Pearson in his classic work on the Creed, "were
so far from believing that the end of Christ's descent into Hades was to
translate the saints of old into heaven, that they thought them not
to be in heaven yet, nor ever to be removed from that place [from
Hades/Sheol] until the
general resurrection: very few (if any) for above five hundred years after
Christ did believe that Christ delivered the saints out of Hades."
While
this antagonism of the first five centuries to the modern view is not by itself
a sufficient disproof of the doctrine, it frees us at once from any obligation
to defend it as a sacred deposit reaching us from the Apostles, and puts us
instantly on our guard lest, in accepting it, we are accepting an error of the
later 'fathers.' The denial of the modern
belief of the first five centuries after Christ is a fact of the first
magnitude.
Now
there is no question, our Lord Himself being our Instructor, that in His
lifetime, as throughout all preceding ages, the saved dead were in
Hades; for "all" - as Solomon had said (Eccles. 3: 20) - "go
unto one place." It is obvious that the Hades to which
his angelic escort carry Lazarus is not
heaven, since within its confines is 'this place
of torment' (Luke 16: 28).³ The two compartments of the
abode of the dead our Lord unveils more clearly than has ever been done before
or since: Sheol, and Abaddon
(or Death); two places, so that our Lord says - "I hold the keys [in the plural] of Death and of Hades" (Rev.
1: 18); and, ultimately, Death and Hades, as outworn prisons, are cast
into the “Lake of Fire” (Rev. 20: 14), which in its turn is named 'Death,' the eternal abode of the wicked.
Thus we are on sure ground in stating, on Christ's authority, that
within His lifetime all the saved dead were in Hades. "No MAN,"
He says, at least up to the moment He spoke the words, "HATH ASCENDED INTO HEAVEN" (John 3: 13).
Next,
we find that our Lord Himself descended into Hades in His
compassing all human experience.

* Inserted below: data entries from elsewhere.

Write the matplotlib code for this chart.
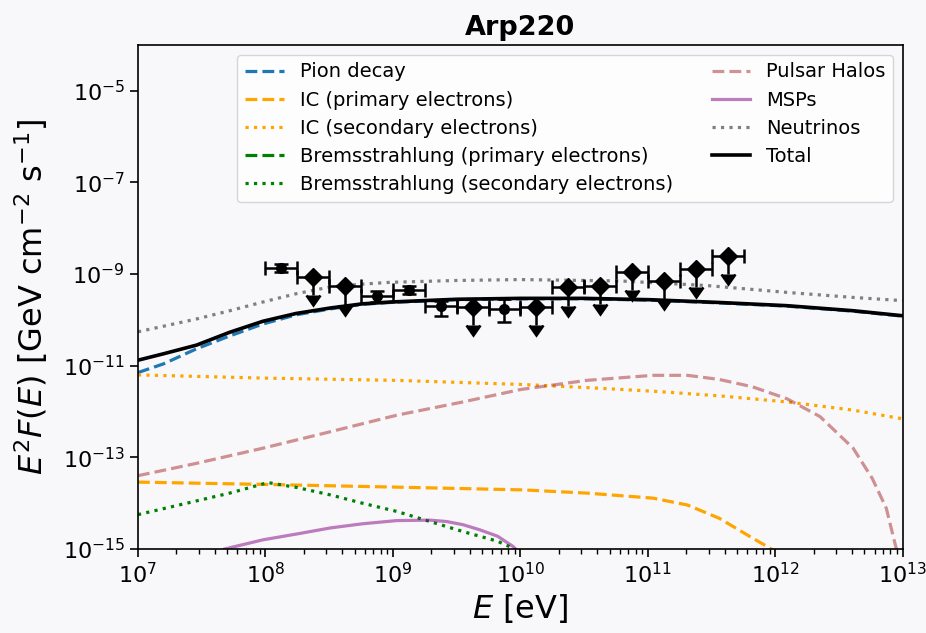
import numpy as np
import matplotlib
matplotlib.use("Agg")
import matplotlib.pyplot as plt

# ---------------- data (log10 E [eV], log10 E^2F [GeV cm^-2 s^-1]) ----------------
pion_logE = [7.0, 7.2, 7.46, 7.72, 7.98, 8.24, 8.51, 8.76, 8.98, 9.5, 10.0, 10.5, 11.02, 11.56, 12.09, 12.61, 13.0]
pion_logF = [-11.15, -10.96, -10.63, -10.35, -10.09, -9.89, -9.76, -9.66, -9.62, -9.56, -9.54, -9.54, -9.57, -9.63, -9.70, -9.81, -9.92]

ic_prim_logE = [7.0, 7.98, 9.03, 10.02, 10.52, 11.04, 11.31, 11.56, 11.82, 12.0, 12.05]
ic_prim_logF = [-13.54, -13.59, -13.65, -13.71, -13.78, -13.89, -14.04, -14.33, -14.76, -15.05, -15.2]

ic_sec_logE = [7.0, 7.98, 9.03, 10.02, 10.54, 11.06, 11.57, 12.09, 12.61, 13.0]
ic_sec_logF = [-11.20, -11.27, -11.32, -11.41, -11.48, -11.56, -11.66, -11.79, -11.97, -12.16]

brem_prim_logE = []
brem_prim_logF = []

brem_sec_logE = [7.0, 7.46, 7.72, 8.02, 8.25, 8.51, 8.76, 9.03, 9.29, 9.55, 9.82, 9.94, 10.0]
brem_sec_logF = [-14.25, -13.95, -13.78, -13.55, -13.66, -13.82, -14.00, -14.18, -14.40, -14.62, -14.83, -14.98, -15.1]

halo_logE = [7.0, 7.46, 7.98, 8.51, 9.03, 9.55, 10.0, 10.52, 11.04, 11.31, 11.56, 11.82, 12.09, 12.35, 12.61, 12.76, 12.87, 12.94, 12.97]
halo_logF = [-13.40, -13.13, -12.80, -12.44, -12.08, -11.79, -11.52, -11.32, -11.21, -11.21, -11.30, -11.46, -11.72, -12.11, -12.80, -13.46, -14.11, -14.9, -15.2]

msp_logE = [7.68, 7.98, 8.25, 8.51, 8.76, 9.03, 9.29, 9.42, 9.55, 9.68, 9.82, 9.94, 10.0]
msp_logF = [-15.0, -14.80, -14.67, -14.54, -14.45, -14.38, -14.37, -14.40, -14.47, -14.58, -14.72, -14.94, -15.1]

nu_logE = [7.0, 7.46, 7.72, 7.98, 8.24, 8.51, 8.76, 8.98, 9.5, 10.0, 10.78, 11.46, 12.09, 12.61, 13.0]
nu_logF = [-10.26, -9.98, -9.80, -9.61, -9.43, -9.28, -9.22, -9.18, -9.14, -9.12, -9.15, -9.25, -9.40, -9.51, -9.58]

total_logE = [7.0, 7.2, 7.46, 7.72, 7.98, 8.24, 8.51, 8.76, 8.98, 9.5, 10.0, 10.5, 11.02, 11.56, 12.09, 12.61, 13.0]
total_logF = [-10.88, -10.74, -10.55, -10.27, -10.03, -9.86, -9.74, -9.65, -9.61, -9.55, -9.53, -9.53, -9.56, -9.62, -9.69, -9.80, -9.91]

# Fermi-LAT data points
pts_logE = [8.125, 8.375, 8.625, 8.875, 9.125, 9.375, 9.625, 9.875, 10.125, 10.375, 10.625, 10.875, 11.125, 11.375, 11.625]
pts_logF = [-8.87, -9.06, -9.27, -9.47, -9.35, -9.69, -9.72, -9.76, -9.72, -9.29, -9.25, -8.96, -9.15, -8.88, -8.60]
pts_is_ul = [False, True, True, False, False, False, True, False, True, True, True, True, True, True, True]
pts_err_lo_dex = [0.09, 0.0, 0.0, 0.14, 0.09, 0.22, 0.0, 0.28, 0.0, 0.0, 0.0, 0.0, 0.0, 0.0, 0.0]
pts_err_hi_dex = [0.09, 0.0, 0.0, 0.10, 0.09, 0.11, 0.0, 0.22, 0.0, 0.0, 0.0, 0.0, 0.0, 0.0, 0.0]
bin_half_dex = 0.125

title = "Arp220"

# ---------------- plot ----------------
bg = "#f8f8fb"
fig = plt.figure(figsize=(9.26, 6.33), dpi=100, facecolor=bg)
ax = fig.add_axes([0.149, 0.1327, 0.826, 0.7963])
ax.set_facecolor(bg)

def p(le, lf):
    return 10 ** np.asarray(le, float), 10 ** np.asarray(lf, float)

LW = 2.3
ax.plot(*p(pion_logE, pion_logF), ls="--", color="#1f77b4", lw=LW, label="Pion decay")
ax.plot(*p(ic_prim_logE, ic_prim_logF), ls="--", color="orange", lw=LW, label="IC (primary electrons)")
ax.plot(*p(ic_sec_logE, ic_sec_logF), ls=":", color="orange", lw=LW, label="IC (secondary electrons)")
ax.plot(*p(brem_prim_logE, brem_prim_logF), ls="--", color="green", lw=LW, label="Bremsstrahlung (primary electrons)")
ax.plot(*p(brem_sec_logE, brem_sec_logF), ls=":", color="green", lw=LW, label="Bremsstrahlung (secondary electrons)")
ax.plot(*p(halo_logE, halo_logF), ls="--", color="brown", alpha=0.5, lw=LW, label="Pulsar Halos")
ax.plot(*p(msp_logE, msp_logF), ls="-", color="purple", alpha=0.5, lw=LW, label="MSPs")
ax.plot(*p(nu_logE, nu_logF), ls=":", color="grey", lw=LW, label="Neutrinos")
ax.plot(*p(total_logE, total_logF), ls="-", color="black", lw=2.6, label="Total")

E = 10 ** np.asarray(pts_logE)
F = 10 ** np.asarray(pts_logF)
ul = np.asarray(pts_is_ul)
xlo = E - 10 ** (np.asarray(pts_logE) - bin_half_dex)
xhi = 10 ** (np.asarray(pts_logE) + bin_half_dex) - E
ylo = F - 10 ** (np.asarray(pts_logF) - np.asarray(pts_err_lo_dex))
yhi = 10 ** (np.asarray(pts_logF) + np.asarray(pts_err_hi_dex)) - F

det = ~ul
ax.errorbar(E[det], F[det], xerr=[xlo[det], xhi[det]], yerr=[ylo[det], yhi[det]],
            fmt="o", color="black", ms=7, capsize=5, elinewidth=1.8, capthick=1.8, zorder=5)
ax.errorbar(E[ul], F[ul], xerr=[xlo[ul], xhi[ul]], yerr=0.6 * F[ul], uplims=True,
            fmt="D", color="black", ms=9, capsize=5, elinewidth=1.8, capthick=1.8, zorder=5)

ax.set_xscale("log")
ax.set_yscale("log")
ax.set_xlim(1e7, 1e13)
ax.set_ylim(1e-15, 1e-4)
ax.set_yticks([1e-15, 1e-13, 1e-11, 1e-9, 1e-7, 1e-5])
ax.yaxis.set_minor_locator(matplotlib.ticker.NullLocator())
ax.tick_params(axis="both", which="major", labelsize=16, length=6, width=1.2)
ax.tick_params(axis="x", which="minor", length=3.5, width=1.0)
for s in ax.spines.values():
    s.set_linewidth(1.2)

ax.set_xlabel(r"$E$ [eV]", fontsize=23, labelpad=3)
ax.set_ylabel(r"$E^2F(E)$ [GeV cm$^{-2}$ s$^{-1}$]", fontsize=23, labelpad=9)
ax.set_title(title, fontsize=19.5, fontweight="bold", pad=7)

ax.legend(loc="upper right", ncol=2, fontsize=14, columnspacing=2.0, labelspacing=0.47)

fig.savefig("out.png", dpi=100, facecolor=bg)
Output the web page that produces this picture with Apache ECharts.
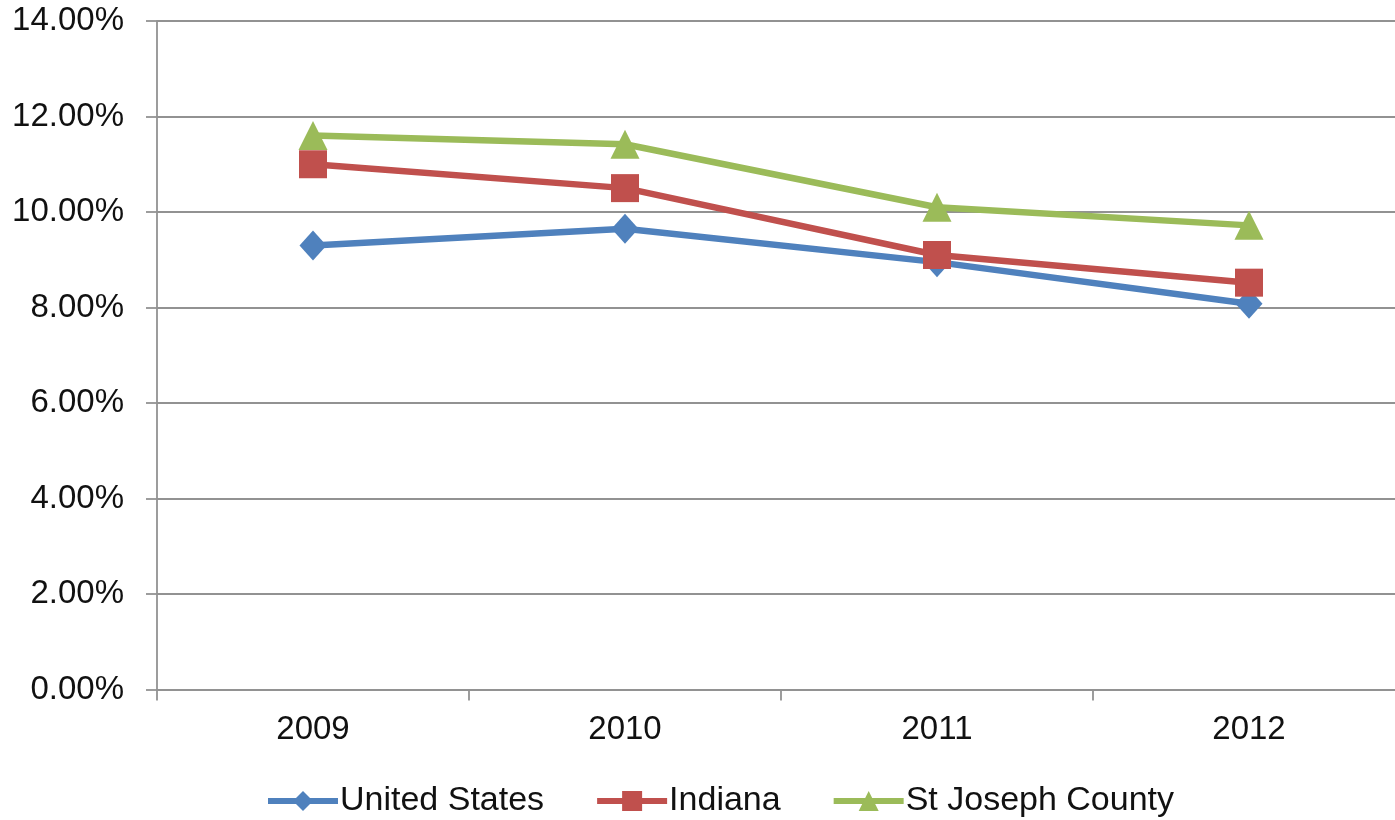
<!DOCTYPE html>
<html>
<head>
<meta charset="utf-8">
<title>Unemployment rate 2009–2012</title>
<script src="https://cdn.jsdelivr.net/npm/echarts@6/dist/echarts.min.js"></script>
<style>
  html, body { margin: 0; padding: 0; background: #ffffff; overflow: hidden; }
  /* the plot runs 10px past the right edge of the window */
  #chart { width: 1405px; height: 820px; }
</style>
</head>
<body>
<div id="chart"></div>
<script>
// Categories and series values (percent)
const years = ['2009', '2010', '2011', '2012'];
const unitedStates = [9.30, 9.65, 8.95, 8.08];
const indiana = [11.00, 10.50, 9.10, 8.52];
const stJosephCounty = [11.60, 11.42, 10.10, 9.72];

const seriesNames = ['United States', 'Indiana', 'St Joseph County'];
const seriesColors = ['#4F81BD', '#C0504D', '#9BBB59'];

const FONT = '"Liberation Sans", Arial, sans-serif';
const GRID_COLOR = '#929292';

function lineSeries(name, data, color, symbol, size) {
  return {
    name: name,
    type: 'line',
    data: data,
    symbol: symbol,
    symbolSize: size,
    showAllSymbol: true,
    lineStyle: { color: color, width: 6.5 },
    itemStyle: { color: color },
    emphasis: { disabled: true }
  };
}

const chart = echarts.init(document.getElementById('chart'), null, { renderer: 'canvas' });

chart.setOption({
  animation: false,
  backgroundColor: '#ffffff',
  grid: { left: 157, right: 0, top: 21, bottom: 130.5, containLabel: false, outerBoundsMode: 'none' },
  xAxis: {
    type: 'category',
    data: years,
    boundaryGap: true,
    axisLine: { show: true, lineStyle: { color: GRID_COLOR, width: 1.8 } },
    axisTick: { show: true, length: 11, lineStyle: { color: GRID_COLOR, width: 1.8 } },
    axisLabel: { color: '#111', fontFamily: FONT, fontSize: 33, margin: 24 },
    splitLine: { show: false }
  },
  yAxis: {
    type: 'value',
    min: 0,
    max: 14,
    interval: 2,
    axisLine: { show: true, lineStyle: { color: GRID_COLOR, width: 1.8 } },
    axisTick: { show: true, length: 11, lineStyle: { color: GRID_COLOR, width: 1.8 } },
    axisLabel: {
      color: '#111', fontFamily: FONT, fontSize: 33, margin: 33,
      formatter: function (v) { return v.toFixed(2) + '%'; }
    },
    splitLine: { show: true, lineStyle: { color: GRID_COLOR, width: 1.8 } }
  },
  legend: {
    data: seriesNames,
    left: 265,
    top: 784,
    padding: 0,
    orient: 'horizontal',
    itemWidth: 70,
    itemHeight: 25,
    itemGap: 50,
    lineStyle: { width: 6 },
    textStyle: { color: '#111', fontFamily: FONT, fontSize: 34, padding: [0, 0, 0, -3] },
    selectedMode: false
  },
  series: [
    lineSeries(seriesNames[0], unitedStates, seriesColors[0], 'diamond', [27, 30]),
    lineSeries(seriesNames[1], indiana, seriesColors[1], 'rect', 28),
    lineSeries(seriesNames[2], stJosephCounty, seriesColors[2], 'triangle', 29)
  ]
});
</script>
</body>
</html>
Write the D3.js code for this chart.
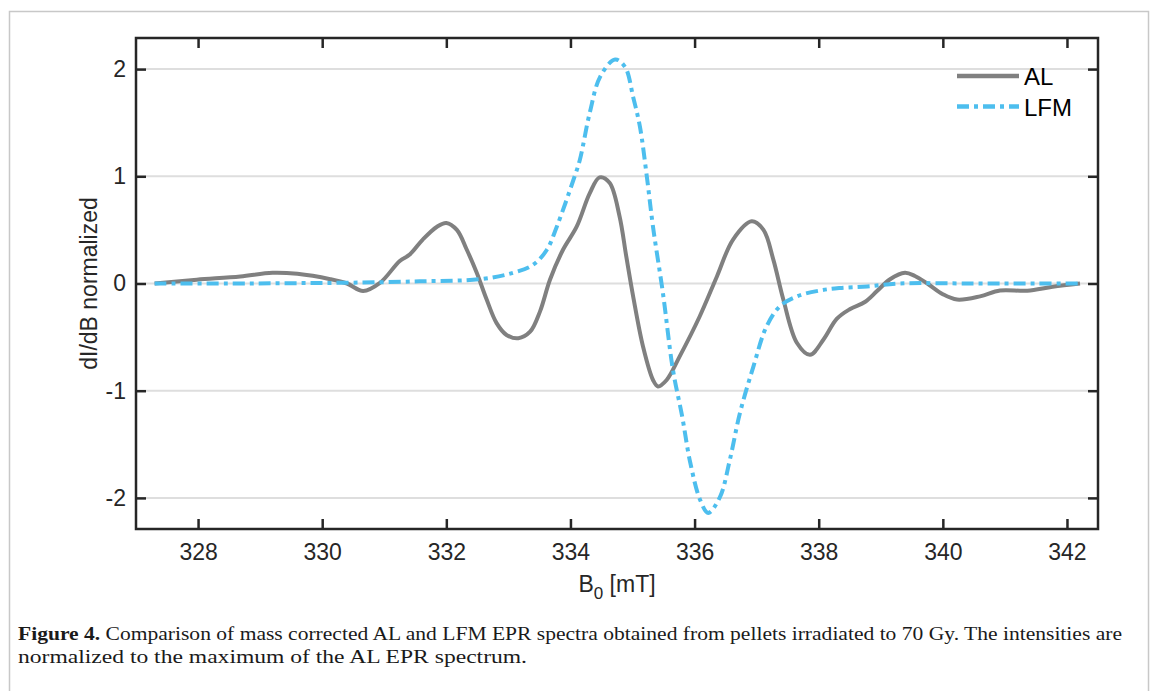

Paul says:-
"He also descended into the lower parts of the
earth" (Eph. 4:10)
"who shall descend into THE ABYSS - that
is, to bring Christ up from the dead?" (Rom.
10: 7). So therefore Peter
spake of the resurrection of the
Christ, that "neither was HE left in Hades,
nor did his flesh see corruption" (Acts
2: 27,31). The Representative Man's descent
into Hades to fulfil all human experience proves that up to that moment the
descent was all human experience still.
But
this establishes a point crucial to the revelation of the intermediate state.
The Saviour said on the cross to the dying malefactor, - "This day shalt thou be
with me IN PARADISE" (Luke 23:
43): the Paradise of which He speaks must therefore be a section of
Hades, for into Hades He went immediately on dying: and this is put beyond all
challenge or doubt by our Lord Himself saying to Mary in the garden, three days
later, "I HAVE NOT YET ASCENDED UNTO MY FATHER"
(John 20: 17); that is, for three days
and three nights HE had been below, in the Paradise which is "IN THE HEART OF THE EARTH" (Matt. 12: 40). This Paradise therefore -
Paradise without an epithet - cannot be the Paradise on high, which is
described as "the
So
therefore in our Lord's lifetime, and in our Lord's own experience, the holy
dead are in Hades; and next, as a later stage, on the other side of
the Ascension - and this is critical - we have once again the solid
utterance of inspiration that the saved dead are in Hades STILL. For
speaking ten days after the Ascension, and so ten days
after the current view supposes that our Lord had taken all the saved dead to
heaven with Him, the Apostle says :- "David
is NOT ascended into the heavens" (Acts
2: 34). "His tomb," Peter says - his unbroken tomb -
"is with us," a proof positive (argues
the Apostle) of a spirit - [disembodied soul,
Ed.] – un-ascended into heaven, un-risen, left
in Hades. Therefore the conception that since the Ascension [of Christ] redeemed
souls in dying wing their way up to the Throne of God is quite untrue.
Thus the comfort Jesus gives to John thirty to forty years after the
Ascension, when the Apostle falls at His feet 'as one
dead,' is - "I hold the keys of Death
and of Hades" (Rev. 1: 18),
Hades thus being no more emptied than Abaddon, but
both being now in the direct, personal
custody and control of Christ. For our Lord has "led captivity captive" (Eph. 4:8) - He has
enslaved the underworld, dying "that he might
become Lord of both the dead and the living" (
Now
therefore we are prepared for a word of Christ which covers the whole Church
throughout the centuries until His return. "Upon this rock,"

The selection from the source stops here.